::: Recorded data

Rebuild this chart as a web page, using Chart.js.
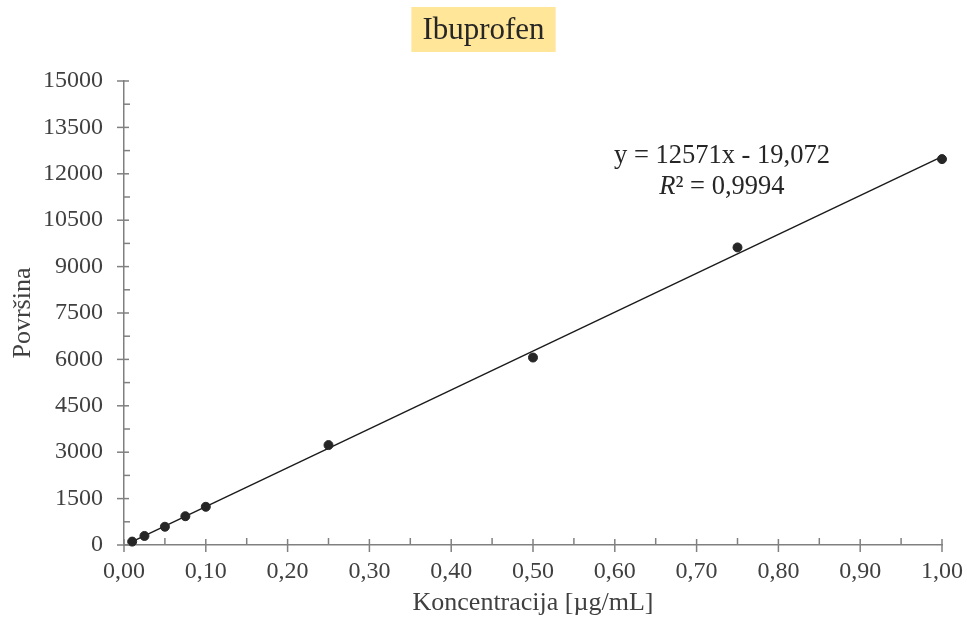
<!DOCTYPE html>
<html>
<head>
<meta charset="utf-8">
<script src="https://cdn.jsdelivr.net/npm/chart.js@4.4.1/dist/chart.umd.min.js"></script>
<style>
  html, body { margin: 0; padding: 0; background: #ffffff; }
  #wrap { width: 967px; height: 622px; }
</style>
</head>
<body>
<div id="wrap"><canvas id="myChart" width="967" height="622"></canvas></div>
<script>
// podaci za kalibracijsku krivulju
const concentrations = [0.01, 0.025, 0.05, 0.075, 0.10, 0.25, 0.50, 0.75, 1.00];
const areas = [110, 292, 590, 930, 1235, 3230, 6060, 9620, 12475];

// jednadzba pravca (trendline) kako je ispisana na grafu
const slope = 12571;
const intercept = -19.072;
const trendX = [0.01, 1.00];
const equationText = 'y = 12571x - 19,072';
const r2Text = '² = 0,9994';

const titleText = 'Ibuprofen';
const xTitle = 'Koncentracija [µg/mL]';
const yTitle = 'Površina';

const serif = '"Liberation Serif", "Times New Roman", serif';
const axisGray = '#808080';
const textColor = '#404040';

// crtanje kvacica, naslova i jednadzbe
const extrasPlugin = {
  id: 'extras',
  afterDraw(chart) {
    const ctx = chart.ctx;
    const xs = chart.scales.x;
    const ys = chart.scales.y;
    const axisY = ys.getPixelForValue(0);
    const axisX = xs.getPixelForValue(0);
    ctx.save();
    ctx.strokeStyle = axisGray;
    ctx.lineWidth = 1.5;
    // y os: glavne kvacice (kroz os) i sporedne (unutra)
    for (let v = 0; v <= 15000; v += 750) {
      const p = ys.getPixelForValue(v);
      ctx.beginPath();
      if (v % 1500 === 0) {
        ctx.moveTo(axisX - 7, p); ctx.lineTo(axisX + 5, p);
      } else {
        ctx.moveTo(axisX, p); ctx.lineTo(axisX + 6, p);
      }
      ctx.stroke();
    }
    // x os
    for (let i = 0; i <= 20; i++) {
      const p = xs.getPixelForValue(i * 0.05);
      ctx.beginPath();
      if (i % 2 === 0) {
        ctx.moveTo(p, axisY - 6); ctx.lineTo(p, axisY + 7);
      } else {
        ctx.moveTo(p, axisY); ctx.lineTo(p, axisY - 7);
      }
      ctx.stroke();
    }

    // naslov sa zutom pozadinom
    ctx.font = '31px ' + serif;
    const tw = ctx.measureText(titleText).width;
    const cx = chart.width / 2;
    ctx.fillStyle = '#FFE699';
    ctx.fillRect(cx - tw / 2 - 11, 7, tw + 22, 45);
    ctx.fillStyle = '#262626';
    ctx.textAlign = 'center';
    ctx.textBaseline = 'middle';
    ctx.fillText(titleText, cx, 31);

    // jednadzba i R2
    const fs = '26.5px ';
    ctx.font = fs + serif;
    const ex = xs.getPixelForValue(0.731);
    ctx.fillText(equationText, ex, ys.getPixelForValue(12570));
    const ry = ys.getPixelForValue(11560);
    ctx.font = 'italic ' + fs + serif;
    const rw = ctx.measureText('R').width;
    ctx.font = fs + serif;
    const restW = ctx.measureText(r2Text).width;
    const start = ex - (rw + restW) / 2;
    ctx.textAlign = 'left';
    ctx.font = 'italic ' + fs + serif;
    ctx.fillText('R', start, ry);
    ctx.font = fs + serif;
    ctx.fillText(r2Text, start + rw, ry);
    ctx.restore();
  }
};

const ctx = document.getElementById('myChart');

const pointData = concentrations.map((c, i) => ({ x: c, y: areas[i] }));
const trendData = trendX.map(x => ({ x: x, y: slope * x + intercept }));

new Chart(ctx, {
  type: 'scatter',
  data: {
    datasets: [{
      label: 'trend',
      data: trendData,
      showLine: true,
      borderColor: '#1a1a1a',
      borderWidth: 1.4,
      pointRadius: 0,
      clip: false,
      order: 2
    }, {
      label: titleText,
      data: pointData,
      pointRadius: 4.5,
      pointBackgroundColor: '#262626',
      pointBorderColor: '#262626',
      clip: false,
      order: 1
    }]
  },
  options: {
    responsive: false,
    animation: false,
    layout: { padding: { top: 81, right: 25, left: 0, bottom: 0 } },
    plugins: {
      legend: { display: false },
      title: { display: false },
      tooltip: { enabled: false }
    },
    scales: {
      x: {
        type: 'linear',
        min: 0,
        max: 1,
        grid: { display: true, drawOnChartArea: false, drawTicks: false },
        border: { display: true, color: axisGray, width: 1.5 },
        ticks: {
          stepSize: 0.1,
          padding: 12,
          color: textColor,
          font: { family: serif, size: 24 },
          maxRotation: 0,
          callback: v => v.toFixed(2).replace('.', ',')
        },
        title: {
          display: true,
          text: xTitle,
          color: textColor,
          font: { family: serif, size: 26 },
          padding: { top: 4, bottom: 3 }
        },
        afterFit(scale) {
          scale.height = 77;
          scale.paddingRight = 0;
        }
      },
      y: {
        type: 'linear',
        min: 0,
        max: 15000,
        grid: { display: true, drawOnChartArea: false, drawTicks: false },
        border: { display: true, color: axisGray, width: 1.5 },
        ticks: {
          stepSize: 1500,
          padding: 21,
          color: textColor,
          font: { family: serif, size: 24 },
          callback: v => String(v)
        },
        title: {
          display: true,
          text: yTitle,
          color: textColor,
          font: { family: serif, size: 26 },
          padding: { top: 8, bottom: 4 }
        },
        afterFit(scale) {
          scale.width = 124;
          scale.paddingTop = 0;
        }
      }
    }
  },
  plugins: [extrasPlugin]
});
</script>
</body>
</html>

::::::

**Written problem:** Exactly as written, please give again the lines from the beginning of the listing through the line containing "const textColor = '#404040';", inclusive, without any pictures.

**Full response:**
Rebuild this chart as a web page, using Chart.js.
<!DOCTYPE html>
<html>
<head>
<meta charset="utf-8">
<script src="https://cdn.jsdelivr.net/npm/chart.js@4.4.1/dist/chart.umd.min.js"></script>
<style>
  html, body { margin: 0; padding: 0; background: #ffffff; }
  #wrap { width: 967px; height: 622px; }
</style>
</head>
<body>
<div id="wrap"><canvas id="myChart" width="967" height="622"></canvas></div>
<script>
// podaci za kalibracijsku krivulju
const concentrations = [0.01, 0.025, 0.05, 0.075, 0.10, 0.25, 0.50, 0.75, 1.00];
const areas = [110, 292, 590, 930, 1235, 3230, 6060, 9620, 12475];

// jednadzba pravca (trendline) kako je ispisana na grafu
const slope = 12571;
const intercept = -19.072;
const trendX = [0.01, 1.00];
const equationText = 'y = 12571x - 19,072';
const r2Text = '² = 0,9994';

const titleText = 'Ibuprofen';
const xTitle = 'Koncentracija [µg/mL]';
const yTitle = 'Površina';

const serif = '"Liberation Serif", "Times New Roman", serif';
const axisGray = '#808080';
const textColor = '#404040';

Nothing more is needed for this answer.